This essay was an assignment for Jessica Zafra’s Writing Bootcamp last November. We were tasked to think of a song and the emotions we associate with it. The writer POV must be in the second person.
The trip took eight sweltering hours. For a reason unknown to you, you have to move from the big city to the backwaters of northern Palawan. You remembered that when you looked at whatever view the packed bus window afforded you, you saw only a patchwork of wild ferns and cliffs and rough roads that lacerated the mountains. You remembered the dust storms that formed in the wake of buses and jeepneys as they drove past your bus from the opposite direction. Your face, already sweaty from the heat, was now a fertile plot of land much like the frequent rice paddies that flanked the road on both sides. You remembered the orange soil, clumped in places like someone balled them up, threw them in the air and never gave a thought where they landed. Carabao grass covered these earth lumps, and coconut trees painted them with dappled afternoon light. It was a golden pastoral scene. But you were dizzy from the smell of gasoline. You had to sleep.

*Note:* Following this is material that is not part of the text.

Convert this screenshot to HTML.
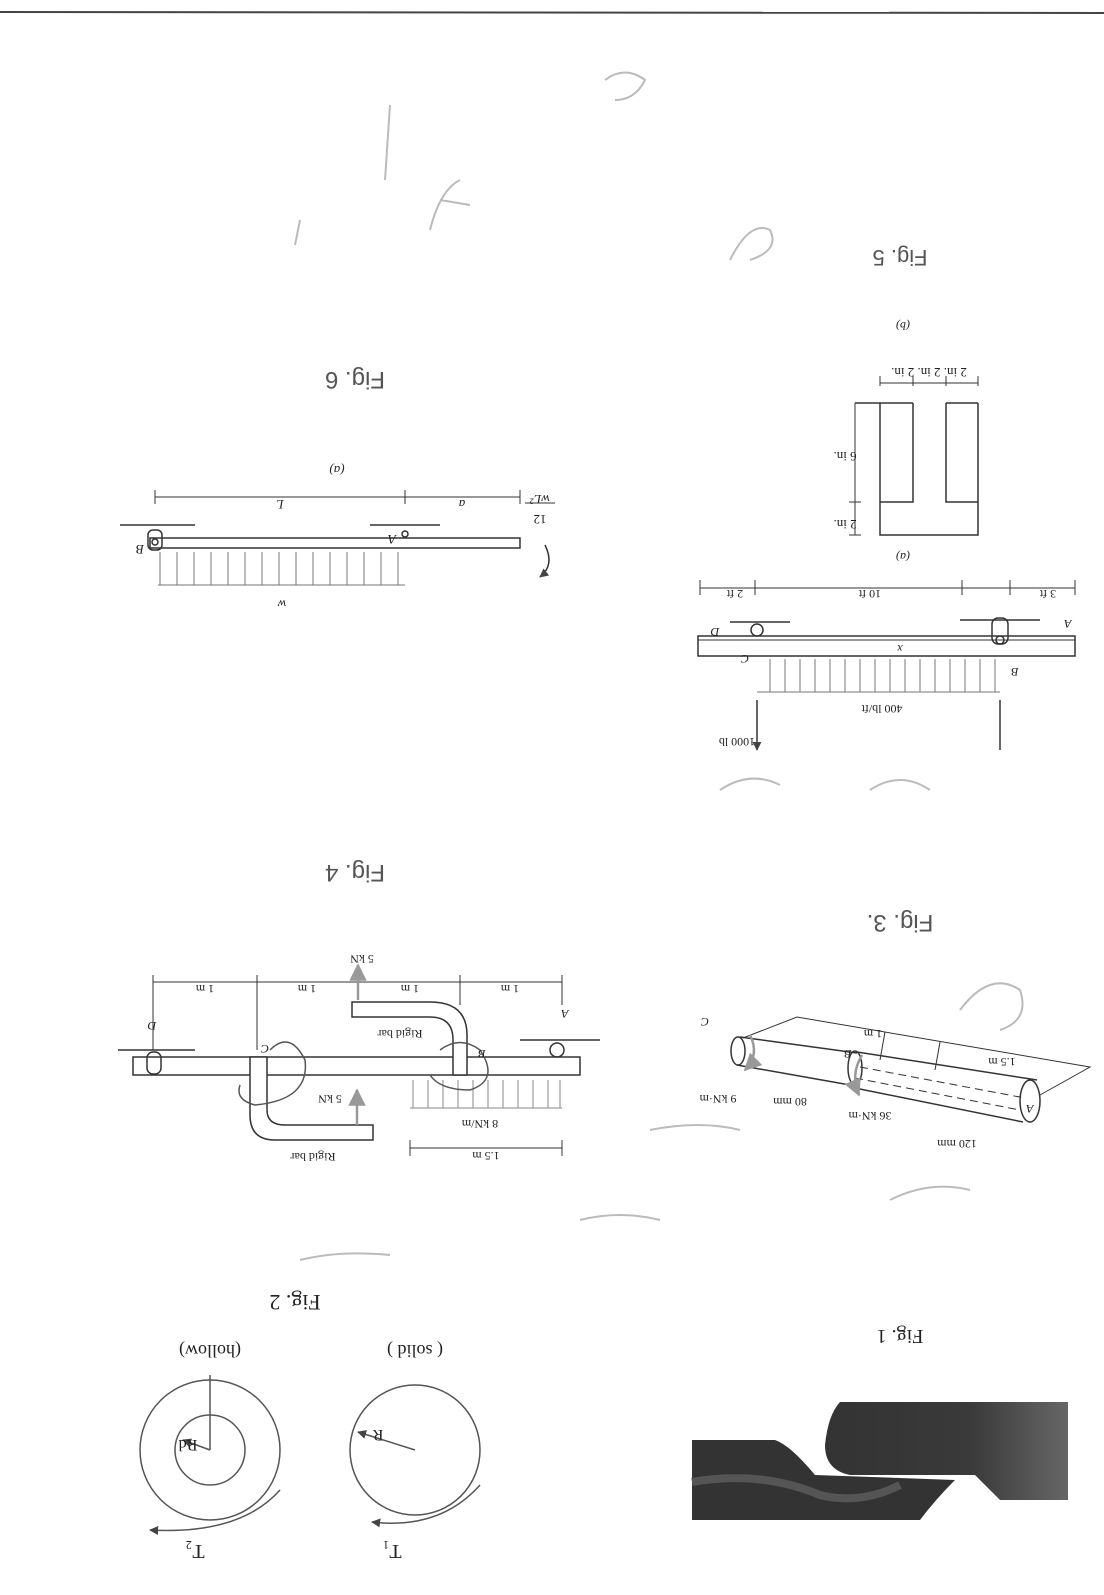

Your new hometown had sandy soil so the fall from the neighbor’s window didn’t hurt as much as you expected. Normally you would keep this incident to yourself, you didn’t want other people to get into trouble, but the shock from the fall got you running home and telling your mother. She was livid, but not at you. This surprised you. Shouldn’t you be the one to blame for climbing someone else’s window? It took two decades for you to understand that it was not okay for a neighbor to poke a kid with a stick while said kid was hanging onto the window to get a glimpse of the late afternoon cartoon that was not available on said kid’s household. It was a jerk move, especially if your neighbor was also your relative.
A month later, your living area had its own television set, with a towering cassette player on the side for good measure. In your adulthood, your mom will tell you that in order to buy those appliances, she had to take her first ever cash loan—the first of many in the life of a single parent raising two boys on a Police Officer 1 salary grade.
A velvet baritone voice came out of those appliances on the weekends, singing something about a last waltz with somebody. And since your town had no electricity from 6:00 AM to 6:00 PM, your mother had to sing that song to your little imp brother during siestas. It was always effective. This poison of a song latched onto you for years to come. It was melodramatic and it made you tear up whenever you heard it. The singer and the song remained unknown to you for years, until the time you decided to dig up the internet for a dose of nostalgia in trying times.
As you continue with your life, you will rarely go back to the province. It’s too far from where you finally grew your roots. It will be enough that when you hear Engelbert Humperdinck’s The Last Waltz, you are taken to a place of wild ferns and zigzag roads, of clumped earth balls and carabao grass, of poking sticks and jerk relatives, of golden afternoons and sandy soils. Well, most of the time.